What to work on:
Exactly reproduce the lines that run from the one containing "Output the web" through the one containing "600, 700, 800];", ends included, with no pictures.

Data for the task:
>> START

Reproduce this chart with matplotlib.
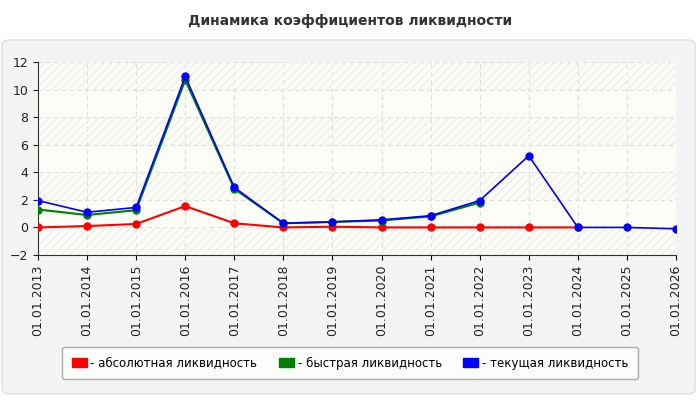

>> END
>> START

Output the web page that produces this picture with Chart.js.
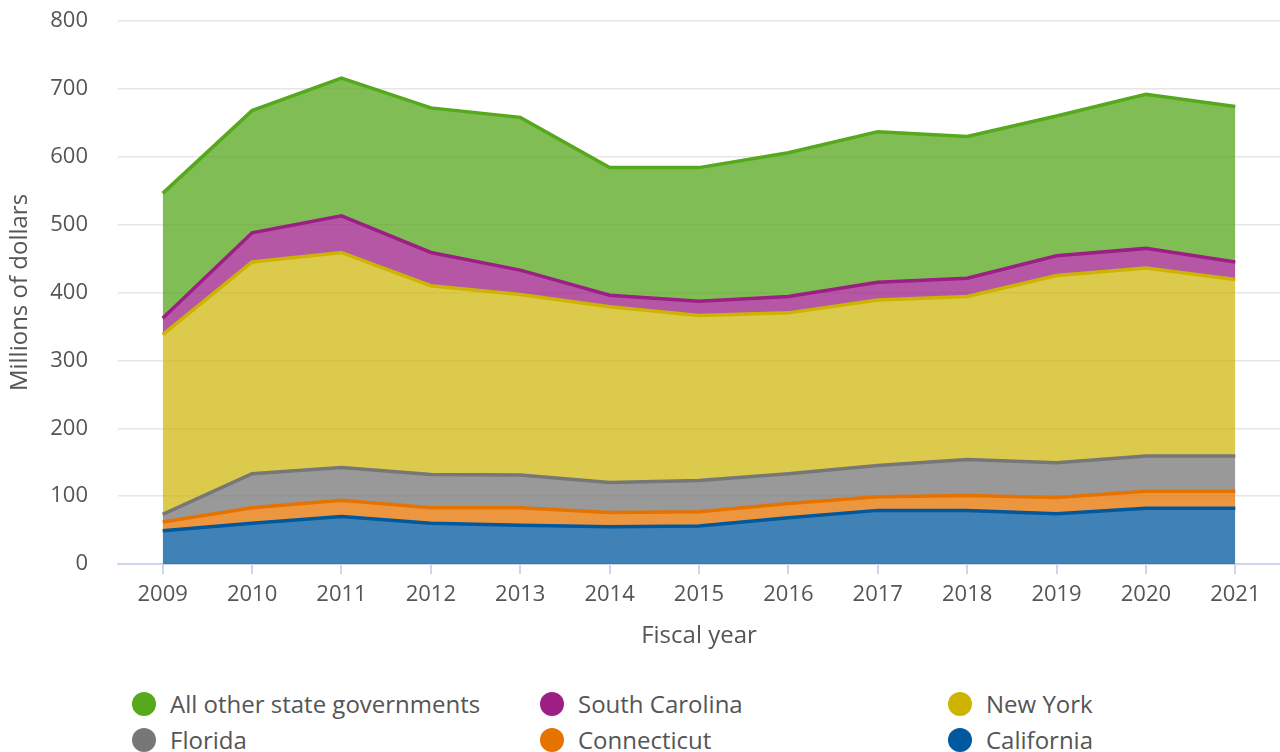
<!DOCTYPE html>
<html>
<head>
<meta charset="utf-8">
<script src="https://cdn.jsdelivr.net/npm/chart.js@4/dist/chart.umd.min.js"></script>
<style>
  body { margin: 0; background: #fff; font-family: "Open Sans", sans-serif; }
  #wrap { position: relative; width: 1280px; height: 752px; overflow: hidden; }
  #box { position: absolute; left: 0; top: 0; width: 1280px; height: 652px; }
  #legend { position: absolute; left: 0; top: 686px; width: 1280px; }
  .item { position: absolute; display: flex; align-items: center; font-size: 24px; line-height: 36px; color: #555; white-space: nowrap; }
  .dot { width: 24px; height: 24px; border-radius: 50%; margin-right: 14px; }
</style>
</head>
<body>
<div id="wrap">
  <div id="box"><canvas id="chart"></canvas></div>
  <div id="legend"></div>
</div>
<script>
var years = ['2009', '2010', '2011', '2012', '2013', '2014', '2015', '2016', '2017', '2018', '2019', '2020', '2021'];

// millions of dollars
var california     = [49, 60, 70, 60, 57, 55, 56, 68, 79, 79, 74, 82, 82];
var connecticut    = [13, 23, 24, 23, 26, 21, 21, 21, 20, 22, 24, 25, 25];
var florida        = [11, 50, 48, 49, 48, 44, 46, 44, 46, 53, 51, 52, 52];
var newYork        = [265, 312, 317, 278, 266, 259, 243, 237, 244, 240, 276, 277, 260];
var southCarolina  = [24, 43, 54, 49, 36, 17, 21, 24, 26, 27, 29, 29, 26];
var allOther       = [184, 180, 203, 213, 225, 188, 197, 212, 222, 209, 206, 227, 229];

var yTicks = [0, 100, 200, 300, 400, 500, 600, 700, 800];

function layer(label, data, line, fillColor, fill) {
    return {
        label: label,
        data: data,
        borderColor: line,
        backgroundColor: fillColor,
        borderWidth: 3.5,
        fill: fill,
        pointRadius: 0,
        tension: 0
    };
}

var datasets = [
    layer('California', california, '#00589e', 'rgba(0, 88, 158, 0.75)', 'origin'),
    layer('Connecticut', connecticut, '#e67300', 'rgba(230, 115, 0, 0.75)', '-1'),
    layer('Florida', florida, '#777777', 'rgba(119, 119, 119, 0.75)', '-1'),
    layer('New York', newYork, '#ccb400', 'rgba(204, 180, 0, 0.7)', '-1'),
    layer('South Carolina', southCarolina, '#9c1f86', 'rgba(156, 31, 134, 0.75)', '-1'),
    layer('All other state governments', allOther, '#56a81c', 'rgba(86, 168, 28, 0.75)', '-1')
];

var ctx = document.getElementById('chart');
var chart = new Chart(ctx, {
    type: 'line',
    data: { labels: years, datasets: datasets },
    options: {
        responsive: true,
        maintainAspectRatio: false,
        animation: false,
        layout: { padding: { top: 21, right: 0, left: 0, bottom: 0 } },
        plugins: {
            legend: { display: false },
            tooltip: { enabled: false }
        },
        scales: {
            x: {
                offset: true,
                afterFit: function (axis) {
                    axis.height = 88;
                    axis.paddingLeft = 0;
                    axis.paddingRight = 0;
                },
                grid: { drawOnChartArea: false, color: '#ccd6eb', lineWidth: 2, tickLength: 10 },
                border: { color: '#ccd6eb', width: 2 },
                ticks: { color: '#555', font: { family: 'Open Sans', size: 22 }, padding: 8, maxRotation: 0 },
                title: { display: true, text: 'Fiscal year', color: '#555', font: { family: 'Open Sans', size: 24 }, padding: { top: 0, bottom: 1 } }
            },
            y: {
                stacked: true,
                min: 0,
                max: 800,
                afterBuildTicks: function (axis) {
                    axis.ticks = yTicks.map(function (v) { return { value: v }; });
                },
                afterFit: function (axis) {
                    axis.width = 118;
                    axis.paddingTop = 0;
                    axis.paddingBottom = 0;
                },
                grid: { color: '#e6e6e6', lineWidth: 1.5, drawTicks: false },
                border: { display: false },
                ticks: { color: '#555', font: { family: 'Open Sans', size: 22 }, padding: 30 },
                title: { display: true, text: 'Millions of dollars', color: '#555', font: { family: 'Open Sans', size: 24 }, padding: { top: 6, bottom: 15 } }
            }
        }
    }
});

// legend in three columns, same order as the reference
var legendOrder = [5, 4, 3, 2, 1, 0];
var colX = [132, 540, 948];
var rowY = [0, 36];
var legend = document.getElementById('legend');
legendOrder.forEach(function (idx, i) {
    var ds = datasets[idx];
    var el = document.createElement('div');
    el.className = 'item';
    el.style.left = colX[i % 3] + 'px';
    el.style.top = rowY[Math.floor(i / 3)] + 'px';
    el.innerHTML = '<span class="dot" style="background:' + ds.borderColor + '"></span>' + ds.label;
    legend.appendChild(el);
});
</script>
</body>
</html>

>> END
>> START

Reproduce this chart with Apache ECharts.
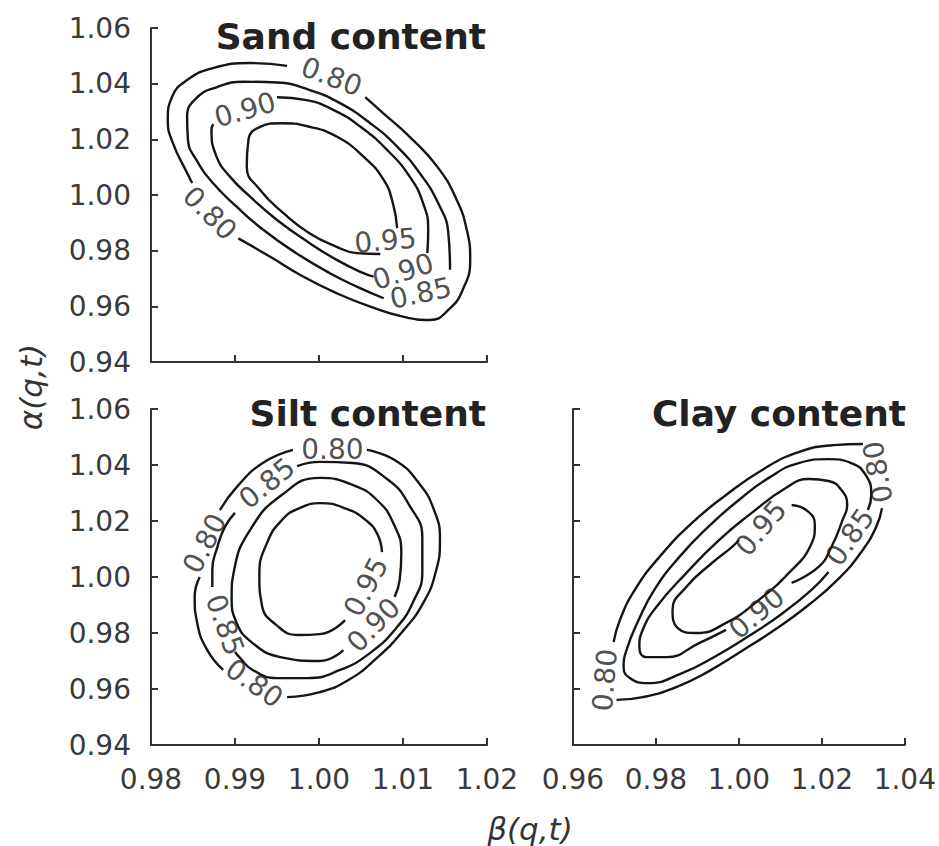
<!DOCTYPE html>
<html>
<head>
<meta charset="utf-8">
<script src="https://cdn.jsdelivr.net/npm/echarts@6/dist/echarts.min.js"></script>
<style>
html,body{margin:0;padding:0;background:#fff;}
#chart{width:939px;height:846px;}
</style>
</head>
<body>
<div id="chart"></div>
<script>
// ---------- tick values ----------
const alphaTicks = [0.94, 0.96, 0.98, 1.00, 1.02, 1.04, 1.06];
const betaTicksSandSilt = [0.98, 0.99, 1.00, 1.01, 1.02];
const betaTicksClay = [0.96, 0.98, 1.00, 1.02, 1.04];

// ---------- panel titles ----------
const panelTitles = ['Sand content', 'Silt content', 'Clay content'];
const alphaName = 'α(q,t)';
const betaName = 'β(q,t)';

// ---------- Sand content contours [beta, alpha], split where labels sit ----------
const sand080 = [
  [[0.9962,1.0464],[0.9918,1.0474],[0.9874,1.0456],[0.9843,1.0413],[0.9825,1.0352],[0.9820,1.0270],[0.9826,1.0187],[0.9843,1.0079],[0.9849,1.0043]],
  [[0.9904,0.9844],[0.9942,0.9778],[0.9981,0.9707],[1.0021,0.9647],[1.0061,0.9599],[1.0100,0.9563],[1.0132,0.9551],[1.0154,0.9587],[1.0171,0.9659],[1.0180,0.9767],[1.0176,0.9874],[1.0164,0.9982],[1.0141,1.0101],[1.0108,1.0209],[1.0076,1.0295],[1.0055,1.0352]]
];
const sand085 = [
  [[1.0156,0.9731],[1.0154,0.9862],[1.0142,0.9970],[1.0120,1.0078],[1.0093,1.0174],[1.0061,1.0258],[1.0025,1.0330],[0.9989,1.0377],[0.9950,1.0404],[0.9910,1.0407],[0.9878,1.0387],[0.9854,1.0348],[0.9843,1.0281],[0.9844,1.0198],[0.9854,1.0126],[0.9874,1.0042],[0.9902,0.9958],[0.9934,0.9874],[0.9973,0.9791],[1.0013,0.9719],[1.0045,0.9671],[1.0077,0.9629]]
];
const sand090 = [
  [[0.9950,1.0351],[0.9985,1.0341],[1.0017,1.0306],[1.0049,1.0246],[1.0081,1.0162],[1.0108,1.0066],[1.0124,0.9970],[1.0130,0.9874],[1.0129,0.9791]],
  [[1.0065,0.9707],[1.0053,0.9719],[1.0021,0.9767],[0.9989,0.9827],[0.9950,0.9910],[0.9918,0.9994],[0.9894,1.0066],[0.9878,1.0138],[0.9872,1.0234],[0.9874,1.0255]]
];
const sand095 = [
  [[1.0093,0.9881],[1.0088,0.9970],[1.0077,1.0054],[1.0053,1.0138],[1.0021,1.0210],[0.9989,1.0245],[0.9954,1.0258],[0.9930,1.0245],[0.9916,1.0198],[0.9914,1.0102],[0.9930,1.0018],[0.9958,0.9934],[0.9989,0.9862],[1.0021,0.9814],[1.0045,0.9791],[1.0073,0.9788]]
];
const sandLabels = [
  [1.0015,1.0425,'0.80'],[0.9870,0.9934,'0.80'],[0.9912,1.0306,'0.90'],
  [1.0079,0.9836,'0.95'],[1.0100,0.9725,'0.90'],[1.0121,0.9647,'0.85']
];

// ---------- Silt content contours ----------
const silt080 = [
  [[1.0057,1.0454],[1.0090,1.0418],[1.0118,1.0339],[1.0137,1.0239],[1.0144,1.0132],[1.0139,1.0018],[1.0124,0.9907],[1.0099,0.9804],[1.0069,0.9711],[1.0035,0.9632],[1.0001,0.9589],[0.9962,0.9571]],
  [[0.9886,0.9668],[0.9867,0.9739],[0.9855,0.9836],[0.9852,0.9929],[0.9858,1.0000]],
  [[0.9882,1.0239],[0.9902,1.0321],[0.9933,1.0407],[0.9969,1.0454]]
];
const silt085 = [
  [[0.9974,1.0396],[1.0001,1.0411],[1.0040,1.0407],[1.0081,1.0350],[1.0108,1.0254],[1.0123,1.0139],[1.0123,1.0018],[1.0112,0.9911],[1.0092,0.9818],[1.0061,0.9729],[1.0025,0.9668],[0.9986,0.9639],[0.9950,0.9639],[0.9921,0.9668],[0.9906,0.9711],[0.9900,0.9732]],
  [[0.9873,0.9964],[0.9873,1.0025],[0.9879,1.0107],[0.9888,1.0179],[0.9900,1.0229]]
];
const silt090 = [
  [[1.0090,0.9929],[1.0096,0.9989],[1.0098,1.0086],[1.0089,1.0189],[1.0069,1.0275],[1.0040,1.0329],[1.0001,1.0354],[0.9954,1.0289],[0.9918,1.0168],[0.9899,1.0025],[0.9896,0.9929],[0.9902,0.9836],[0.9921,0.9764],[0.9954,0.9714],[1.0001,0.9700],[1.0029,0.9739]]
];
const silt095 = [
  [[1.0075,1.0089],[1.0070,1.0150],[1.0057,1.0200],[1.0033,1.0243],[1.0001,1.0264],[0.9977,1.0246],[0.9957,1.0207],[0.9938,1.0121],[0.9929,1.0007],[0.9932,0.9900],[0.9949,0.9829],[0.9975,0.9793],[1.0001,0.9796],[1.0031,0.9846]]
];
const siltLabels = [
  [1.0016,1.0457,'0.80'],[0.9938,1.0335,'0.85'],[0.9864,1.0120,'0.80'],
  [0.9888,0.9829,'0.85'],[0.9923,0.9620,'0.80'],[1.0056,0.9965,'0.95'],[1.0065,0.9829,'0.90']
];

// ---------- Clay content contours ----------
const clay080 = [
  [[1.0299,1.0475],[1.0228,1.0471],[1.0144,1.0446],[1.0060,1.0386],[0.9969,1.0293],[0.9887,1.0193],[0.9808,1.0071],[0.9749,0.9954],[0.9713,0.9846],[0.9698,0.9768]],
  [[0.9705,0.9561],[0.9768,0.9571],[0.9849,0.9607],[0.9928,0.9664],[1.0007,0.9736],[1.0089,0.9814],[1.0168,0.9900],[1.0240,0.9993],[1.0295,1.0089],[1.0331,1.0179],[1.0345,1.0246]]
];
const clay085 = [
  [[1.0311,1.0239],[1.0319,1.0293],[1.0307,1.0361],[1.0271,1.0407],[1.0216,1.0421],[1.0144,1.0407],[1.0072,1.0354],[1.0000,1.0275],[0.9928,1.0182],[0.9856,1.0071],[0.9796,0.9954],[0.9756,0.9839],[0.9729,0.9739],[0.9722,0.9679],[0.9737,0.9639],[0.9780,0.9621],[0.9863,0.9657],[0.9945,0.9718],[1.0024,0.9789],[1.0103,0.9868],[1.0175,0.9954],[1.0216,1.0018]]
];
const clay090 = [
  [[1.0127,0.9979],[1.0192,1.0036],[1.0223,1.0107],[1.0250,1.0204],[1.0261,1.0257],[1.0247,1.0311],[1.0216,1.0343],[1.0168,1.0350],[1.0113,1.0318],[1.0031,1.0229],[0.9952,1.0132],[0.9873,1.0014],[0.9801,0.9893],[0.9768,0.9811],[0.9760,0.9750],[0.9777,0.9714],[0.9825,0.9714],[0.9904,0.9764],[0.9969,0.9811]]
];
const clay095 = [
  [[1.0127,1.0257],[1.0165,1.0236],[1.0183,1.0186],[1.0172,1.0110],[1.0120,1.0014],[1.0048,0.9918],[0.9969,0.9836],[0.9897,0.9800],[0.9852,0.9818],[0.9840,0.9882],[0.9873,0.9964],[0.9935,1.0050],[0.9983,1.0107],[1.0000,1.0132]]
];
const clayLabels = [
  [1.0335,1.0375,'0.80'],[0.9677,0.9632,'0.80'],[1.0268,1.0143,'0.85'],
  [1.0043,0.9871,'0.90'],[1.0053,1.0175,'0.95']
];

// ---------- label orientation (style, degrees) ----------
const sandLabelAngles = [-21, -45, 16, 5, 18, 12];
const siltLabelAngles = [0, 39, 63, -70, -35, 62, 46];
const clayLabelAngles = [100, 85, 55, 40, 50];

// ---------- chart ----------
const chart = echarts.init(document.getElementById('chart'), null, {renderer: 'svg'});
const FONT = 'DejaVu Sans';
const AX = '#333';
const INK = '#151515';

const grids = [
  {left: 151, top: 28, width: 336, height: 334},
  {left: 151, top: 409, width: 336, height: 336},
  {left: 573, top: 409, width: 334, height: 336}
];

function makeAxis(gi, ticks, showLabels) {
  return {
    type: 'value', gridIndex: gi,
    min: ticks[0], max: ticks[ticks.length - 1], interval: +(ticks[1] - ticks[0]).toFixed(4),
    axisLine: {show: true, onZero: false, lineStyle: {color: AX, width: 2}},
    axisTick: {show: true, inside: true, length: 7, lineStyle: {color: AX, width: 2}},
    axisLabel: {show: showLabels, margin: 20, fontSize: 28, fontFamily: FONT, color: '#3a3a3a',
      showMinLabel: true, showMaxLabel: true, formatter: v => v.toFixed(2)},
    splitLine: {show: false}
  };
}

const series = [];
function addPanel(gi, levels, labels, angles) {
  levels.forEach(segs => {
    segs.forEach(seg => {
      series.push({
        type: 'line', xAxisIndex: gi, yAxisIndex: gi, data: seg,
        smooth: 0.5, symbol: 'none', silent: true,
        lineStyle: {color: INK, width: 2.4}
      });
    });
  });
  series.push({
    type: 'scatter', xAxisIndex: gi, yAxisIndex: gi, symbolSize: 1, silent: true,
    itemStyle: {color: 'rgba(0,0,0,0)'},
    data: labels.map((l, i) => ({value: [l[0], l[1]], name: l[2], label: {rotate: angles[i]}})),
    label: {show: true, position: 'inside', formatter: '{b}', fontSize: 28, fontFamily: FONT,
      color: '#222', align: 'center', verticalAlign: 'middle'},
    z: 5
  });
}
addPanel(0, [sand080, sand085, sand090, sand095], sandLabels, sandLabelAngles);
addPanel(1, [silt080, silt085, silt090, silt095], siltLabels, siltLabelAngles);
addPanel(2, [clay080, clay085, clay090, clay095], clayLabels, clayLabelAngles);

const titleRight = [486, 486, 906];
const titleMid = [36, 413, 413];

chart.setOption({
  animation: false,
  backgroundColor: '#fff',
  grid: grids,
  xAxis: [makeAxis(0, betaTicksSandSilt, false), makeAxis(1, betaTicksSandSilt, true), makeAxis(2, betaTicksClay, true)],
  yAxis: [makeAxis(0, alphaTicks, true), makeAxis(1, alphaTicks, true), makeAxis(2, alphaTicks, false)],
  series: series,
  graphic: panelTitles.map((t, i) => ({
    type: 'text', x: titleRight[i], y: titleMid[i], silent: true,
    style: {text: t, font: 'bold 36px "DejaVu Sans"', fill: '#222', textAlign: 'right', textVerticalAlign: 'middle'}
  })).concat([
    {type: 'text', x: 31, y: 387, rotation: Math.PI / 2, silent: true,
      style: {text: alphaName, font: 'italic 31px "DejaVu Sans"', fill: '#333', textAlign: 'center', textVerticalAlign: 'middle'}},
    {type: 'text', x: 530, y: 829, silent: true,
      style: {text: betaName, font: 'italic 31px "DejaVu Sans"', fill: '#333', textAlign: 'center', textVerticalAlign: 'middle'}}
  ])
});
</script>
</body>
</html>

>> END

The answer:
Output the web page that produces this picture with Chart.js.
<!DOCTYPE html>
<html>
<head>
<meta charset="utf-8">
<script src="https://cdn.jsdelivr.net/npm/chart.js@4/dist/chart.umd.min.js"></script>
<style>
  body { margin: 0; background: #fff; font-family: "Open Sans", sans-serif; }
  #wrap { position: relative; width: 1280px; height: 752px; overflow: hidden; }
  #box { position: absolute; left: 0; top: 0; width: 1280px; height: 652px; }
  #legend { position: absolute; left: 0; top: 686px; width: 1280px; }
  .item { position: absolute; display: flex; align-items: center; font-size: 24px; line-height: 36px; color: #555; white-space: nowrap; }
  .dot { width: 24px; height: 24px; border-radius: 50%; margin-right: 14px; }
</style>
</head>
<body>
<div id="wrap">
  <div id="box"><canvas id="chart"></canvas></div>
  <div id="legend"></div>
</div>
<script>
var years = ['2009', '2010', '2011', '2012', '2013', '2014', '2015', '2016', '2017', '2018', '2019', '2020', '2021'];

// millions of dollars
var california     = [49, 60, 70, 60, 57, 55, 56, 68, 79, 79, 74, 82, 82];
var connecticut    = [13, 23, 24, 23, 26, 21, 21, 21, 20, 22, 24, 25, 25];
var florida        = [11, 50, 48, 49, 48, 44, 46, 44, 46, 53, 51, 52, 52];
var newYork        = [265, 312, 317, 278, 266, 259, 243, 237, 244, 240, 276, 277, 260];
var southCarolina  = [24, 43, 54, 49, 36, 17, 21, 24, 26, 27, 29, 29, 26];
var allOther       = [184, 180, 203, 213, 225, 188, 197, 212, 222, 209, 206, 227, 229];

var yTicks = [0, 100, 200, 300, 400, 500, 600, 700, 800];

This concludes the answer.